Sınır ötesi harekâta ilişkin tezkere Meclis'te görüşülürken, Cemil Çiçek'in PKK terör örgütünü destekleyen bir devlet hususunda şüphe bırakmayan sözlerini hatırlıyoruz: "Örgüt mensubu yakalanıyor; tedavi ediliyor; özel uçakla Kandil dağına gönderiliyor..."
Acaba Çiçek, ABD'yi mi kastetti? Neden gerçekler milletten gizleniyor?
Anlamadığım başka şeyler daha var: Niçin hâlâ tecrübeli teröristlere karşı, tecrübesiz evlatlarımız kullanılıyor; bir iki aylık eğitim, terörle mücadeleye yeter mi? Komando timi hangi şartlarda pusuya düşürüldü? Askerden kaynaklanan bir ihmal mi söz konusu? Saldırı talimatını, Öcalan, İmralı'dan mı veriyor? Türkiye'nin Irak bataklığına çekilmesinde kimlerin menfaati var? Türkiye'nin barış çabalarını kırmak ve saldırının meşru zeminini hazırlamak amacı mı güdülüyor?
Bazı "akl-ı evvel" ler, sınır ötesi harekâtı sihirli bir değnek gibi görüyor. Sanki dokunacaksınız, her şey sütliman olacak bir sınır ötesi harekâtta. Kaç şehit vereceğimiz konusunda acaba birileri bize bilgi verebilir mi?
Şehitlerimize ağlıyoruz; yüreğimiz yanıyor ve maalesef Türkiye kaçınılmaz sona doğru sürükleniyor.
Bakalım halk kimi seçecek?
Bakalım halkın seçtiği ilk cumhurbaşkanı kim olacak?
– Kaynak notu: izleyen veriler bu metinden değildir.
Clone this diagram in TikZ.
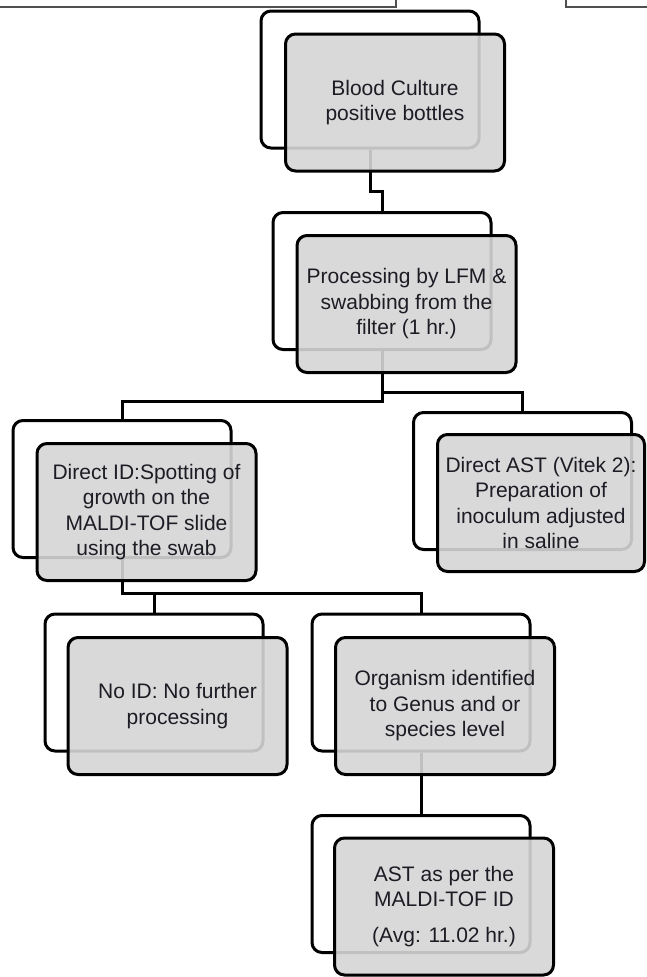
\documentclass[tikz,border=0pt]{standalone}
\usepackage{fontspec}
\setmainfont{Liberation Sans}
\definecolor{frontfill}{RGB}{213,213,213}
\definecolor{txtcol}{RGB}{28,28,36}
\definecolor{thinline}{RGB}{80,80,80}
\tikzset{
  backbox/.style={draw=black, line width=3pt, rounded corners=10pt,
    minimum width=218pt, minimum height=137pt, inner sep=0pt},
  frontbox/.style={draw=black, line width=3pt, rounded corners=10pt,
    fill=frontfill, fill opacity=0.9, text opacity=1,
    minimum width=219pt, minimum height=137pt, inner sep=0pt,
    align=center, text=txtcol, font=\fontsize{21pt}{25.5pt}\selectfont},
  link/.style={draw=black, line width=3pt},
  cropline/.style={draw=thinline, line width=1.2pt}
}
\begin{document}
\begin{tikzpicture}[x=1pt,y=-1pt]
\useasboundingbox (0,0) rectangle (646,977);
% partial boxes at the top edge
\draw[cropline] (-5,7) -- (396,7) -- (396,-5);
\draw[cropline] (566,-5) -- (566,7) -- (655,7);
% back boxes
\node[backbox] (b1) at (370,79.5) {};
\node[backbox] (b2) at (382,281) {};
\node[backbox] (b3) at (122,489) {};
\node[backbox] (b4) at (522.5,481) {};
\node[backbox] (b5) at (154,682.5) {};
\node[backbox] (b6) at (421,682.5) {};
\node[backbox] (b7) at (421,884) {};
% junction levels
\coordinate (j0) at (0,191);
\coordinate (j1) at (0,401);
\coordinate (j2) at (0,392);
\coordinate (j3) at (0,593);
% connectors
\draw[link] (b1.south) -- (b1.south |- j0) -| (b2.north);
\draw[link] (b2.south) -- (b2.south |- j1) -| (b3.north);
\draw[link] (b2.south |- j2) -| (b4.north);
\draw[link] (b3.south) -- (b3.south |- j3) -| (b6.north);
\draw[link] (b5.north |- j3) -- (b5.north);
\draw[link] (b6.south) -- (b7.north);
% front boxes
\node[frontbox] (f1) at (395,102.5) {Blood Culture\\positive bottles};
\node[frontbox] (f2) at (406.5,304) {Processing by LFM \&\\swabbing from the\\filter (1 hr.)};
\node[frontbox] (f3) at (146.5,512) {Direct ID:Spotting of\\growth on the\\MALDI-TOF slide\\using the swab};
\node[frontbox, minimum width=207pt] (f4) at (541,503) {Direct AST (Vitek 2):\\Preparation of\\inoculum adjusted\\in saline};
\node[frontbox] (f5) at (177.5,706) {No ID: No further\\processing};
\node[frontbox] (f6) at (445,706) {Organism identified\\to Genus and or\\species level};
\node[frontbox] (f7) at (444,906.5) {AST as per the\\MALDI-TOF ID\\[10.5pt](Avg: 11.02 hr.)};
\end{tikzpicture}
\end{document}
5 sene sonra, Tayyip Erdoğan, AK Parti Genel Başkanlığını Abdullah Gül'e bırakıp Cumhurbaşkanlığı adaylığına soyunur mu dersiniz? ( Anayasa değişikliği sonrasında Gül'ün görev süresinin 5 yıla indiğini, buna mukabil ikinci defa seçilme hakkı elde ettiğini düşünüyorum ) Yoksa, köprülerin altından çok sular akar ve AK Parti karşıtları, Köksal Toptan gibi Türkiye ortalamasına daha yakın duran bir muhafazakâr isim üzerinde mutabakat mı sağlarlar?
Marifet iltifata tabi, ama, kimse Hayrünnisa Gül'ün nikâh töreninden hemen sonra Suriye Cumhurbaşkanı Başar Esad ve eşini ağırlaması üzerinde durmadı. Kolay mı, binlerce kişinin katıldığı bir nikâh töreni tertip edeceksiniz ve hiç dinlenmeden devlet protokolündeki vazifenize koşacaksınız.
Suriye ile ilişkilerimiz nereden nereye geldi. Hafız Esad zamanında, PKK lideri Öcalan, Bekaa vadisinde himaye görüyordu. Daha sonra Esat, Öcalan'ı korumaktan vazgeçip Suriye'den attı, ama aramızdaki soğukluk sürdü.
Bugünkü sıcak ilişkilerin kurulması AK Parti iktidarına rastlıyor. Erdoğan ve Gül'ün gayretleriyle, öyle büyük bir yakınlık tesis edildi ki, Başar Esad, Irak' ta gerçekleşecek sınır ötesi operasyona sahip çıktı. Suriye'nin Türkiye'nin arkasında olması, bölge dengeleri açısından çok önemlidir. Unutmayalım ki bu yakınlığı Türkiye, ABD'nin baskısına rağmen oluşturdu ve sürdürdü.
Bir duyumumu da nakledeyim: Esad ailesi, Camlı Köşk'te konakladı. Esma Esad, mekânın bakımsızlığına -kendi tabiriyle-"ihmaline" hayret etmiş. İçe kapanıklık devri sona erdiğine göre, daha sırada birçok yabancı konuk var demektir. Bu yüzden, Hayrünnisa Gül, Camlı Köşk'ün onarılıp, içinde yaşanır hale getirilmesine öncelik vermeli.

Sever 400 bin YTL diye açıkladı, ama gelen hediyelerin değeri ancak 70 bin YTL imiş.